Die Berufsunfähigkeitsversicherung soll Arbeitnehmer im Ernstfall absichern. Doch die Hürde ist der Gesundheitscheck

Die Situation ist eine der schlimmsten, die sich Berufstätige vorstellen können: eine lange Krankheit, ein schwerer Unfall - und keine Möglichkeit, weiter im bisherigen Job zu arbeiten. Um dann nicht von staatlicher Hilfe abhängig zu werden, schließen viele eine private Berufsunfähigkeitsversicherung ab. Doch die Versicherer benötigen Zeit, um im Ernstfall die Situation zu prüfen. Und häufig gibt es Streit um den Gesundheitscheck.

Wenn er erkrankt, sollte der Betroffene seine Versicherung so früh wie möglich über die wahrscheinliche Berufsunfähigkeit informieren: "Wenn absehbar ist, dass ich meine berufliche Tätigkeit auf Dauer nicht mehr ausüben kann", sagt Bianca Boss vom Bund der Versicherten in Henstedt-Ulzburg. Was "auf Dauer" bedeutet, stehe im Vertrag.
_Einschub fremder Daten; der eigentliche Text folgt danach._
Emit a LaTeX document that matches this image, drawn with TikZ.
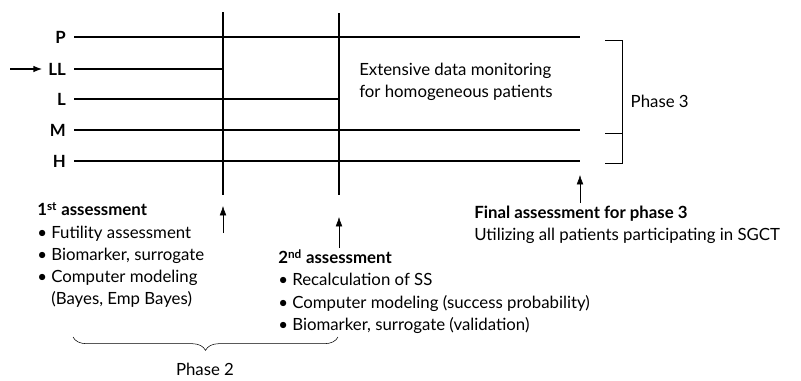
\documentclass[tikz,border=0pt]{standalone}
\usepackage{fontspec}
\setmainfont{Lato}
\usetikzlibrary{decorations.pathreplacing,arrows.meta}

\begin{document}
\begin{tikzpicture}[x=0.75pt,y=-0.75pt,>={Latex[length=7pt,width=5pt]},
  font=\fontsize{12.6}{16.6}\selectfont,
  arm/.style={line width=0.8pt},
  notes/.style={anchor=north west,align=left,inner sep=0pt}]
\useasboundingbox (0,0) rectangle (801,380);

% dose arms
\foreach \name/\lab/\y/\xe in {p/P/37/580,ll/LL/69/223,l/L/99/339,m/M/130/580,h/H/161/580}{
  \node[anchor=east,inner sep=0pt] (\name) at (66,\y) {\textbf{\lab}};
  \coordinate (\name end) at (\xe,\y);
  \draw[arm] (\name.east) ++(8,0) -- (\name end);
}

% entry arrow
\coordinate (entry) at (10,69);
\draw[->,line width=1.4pt] (entry) -- ([xshift=-4pt]ll.west);

% interim looks
\coordinate (look1 top) at (223,12);
\coordinate (look1 bot) at (223,195);
\coordinate (look2 top) at (339,13);
\coordinate (look2 bot) at (339,195);
\draw[arm] (look1 top) -- (look1 bot);
\draw[arm] (look2 top) -- (look2 bot);

% phase 3 bracket
\draw (605,40) -- (622,40) -- (622,163) -- (605,163);
\draw (605,133) -- (622,133);
\node[anchor=west] (phase3) at (626,101) {Phase 3};

\node[notes] (monitor) at (359,63) {Extensive data monitoring\\for homogeneous patients};

% assessments
\coordinate (a1 tail) at (223,233);
\coordinate (a1 tip) at (223,206);
\draw[->] (a1 tail) -- (a1 tip);
\coordinate (a2 tail) at (339,248);
\coordinate (a2 tip) at (339,217);
\draw[->] (a2 tail) -- (a2 tip);
\coordinate (a3 tail) at (580,203);
\coordinate (a3 tip) at (580,175);
\draw[->] (a3 tail) -- (a3 tip);

\node[notes] (first) at (37,202) {\textbf{1\textsuperscript{st} assessment}\\
  \textbullet\ Futility assessment\\
  \textbullet\ Biomarker, surrogate\\
  \textbullet\ Computer modeling\\
  \phantom{\textbullet\ }(Bayes, Emp Bayes)};
\node[notes] (second) at (278,249) {\textbf{2\textsuperscript{nd} assessment}\\
  \textbullet\ Recalculation of SS\\
  \textbullet\ Computer modeling (success probability)\\
  \textbullet\ Biomarker, surrogate (validation)};
\node[notes] (final) at (474,206) {\textbf{Final assessment for phase 3}\\
  Utilizing all patients participating in SGCT};

% phase 2 brace
\coordinate (b1) at (73,337);
\coordinate (b2) at (338,337);
\draw[decorate,decoration={brace,mirror,amplitude=10pt}] (b1) -- (b2);
\node (phase2) at (205,369) {Phase 2};
\end{tikzpicture}
\end{document}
Una Großmann vom Gesamtverband der Deutschen Versicherungswirtschaft zitiert eine gängige Definition: Die meisten Versicherer zahlen, wenn "die versicherte Person infolge Krankheit, Körperverletzung und Kräfteverfalls, die ärztlich nachzuweisen sind, voraussichtlich sechs Monate ununterbrochen außerstande ist, ihren Beruf oder eine andere Tätigkeit auszuüben, die aufgrund ihrer Ausbildung und Erfahrung ausgeübt werden kann".

Über die ersten anderthalb Jahre der Krankheit muss sich ein Angestellter meist keine Gedanken machen. Sechs Wochen lang ist sein Arbeitgeber verpflichtet, Lohn oder Gehalt fortzuzahlen, dann erhält er Krankengeld von seiner Krankenversicherung, mindestens 70 Prozent des Einkommens. Selbstständige müssten sich für diesen Fall mit einer privaten Krankentagegeldpolice absichern, sagt Großmann. Wenn sie in einer gesetzlichen Krankenkasse sind, müssen sie einen Aufschlag zahlen.

Geht es dann daran, dass die Berufsunfähigkeitsversicherung zahlen soll, tauchen allerdings häufig Schwierigkeiten auf. Boss rät Betroffenen darum dazu, sich professionelle Unterstützung zu holen, wenn sie Leistungen anfordern wollen. Ein Rechtsanwalt könnte das sein, ein behördlich zugelassener Versicherungsberater (nicht zu verwechseln mit dem Versicherungsmakler), die Verbraucherzentralen oder der Bund der Versicherten. Geprüft werde die Berufsunfähigkeit anhand von Fragebögen an den Versicherten und seinen Arzt sowie meist zusätzlich mithilfe eines Gutachters.

Probleme entstünden auch, wenn Versicherte beim Abschluss des Vertrags nicht alle Fragen des Gesundheitschecks ehrlich beantwortet haben. Die sogenannte Risikoüberprüfung, diene dazu, die "Wahrscheinlichkeit eines Schadensfalls" einzuschätzen, erklärt Großmann. Vorhandene Krankheiten wie Rückenleiden, die zu Berufsunfähigkeit führen können, erhöhen die Prämie oder führen dazu, dass das Unternehmen einen Kunden ablehne, sagt Boss. "Da sind die Versicherer pingelig."

Trotzdem wäre es falsch, beim Gesundheitscheck zu lügen oder etwas aus Nachlässigkeit nicht anzugeben, so verlockend das sein mag. "Mit meinem Vertrag erlaube ich der Versicherung im Schadensfall alle Angaben einzuholen", sagt Bianca Boss. Man sei dann sozusagen ein gläserner Mensch. Wer zum Beispiel wegen eines Rückenleidens berufsunfähig wird, physiotherapeutische Anwendungen aber beim Gesundheitscheck nicht genannt hat, für den kann es schwierig werden, an Leistungen zu kommen.

Darum rät Boss dazu, sich für die Risikoprüfung Zeit zu nehmen. "Am besten gehe ich mit meinem Hausarzt durch, welche Termine ich in den vergangenen Jahren hatte." Gut sei, wenn der Versicherer nur Krankheiten der vergangenen fünf Jahre abfrage. Manche wollten aber auch Auskunft über zehn Jahre haben. Für wen es noch nicht zu spät ist, dem empfiehlt Verbraucherberaterin Boss, den Vertrag in einem Alter zu unterzeichnen, in dem noch keine Krankheiten aufgetreten sind. "Eigentlich kann ich das schon als Schüler, ab 15 Jahren."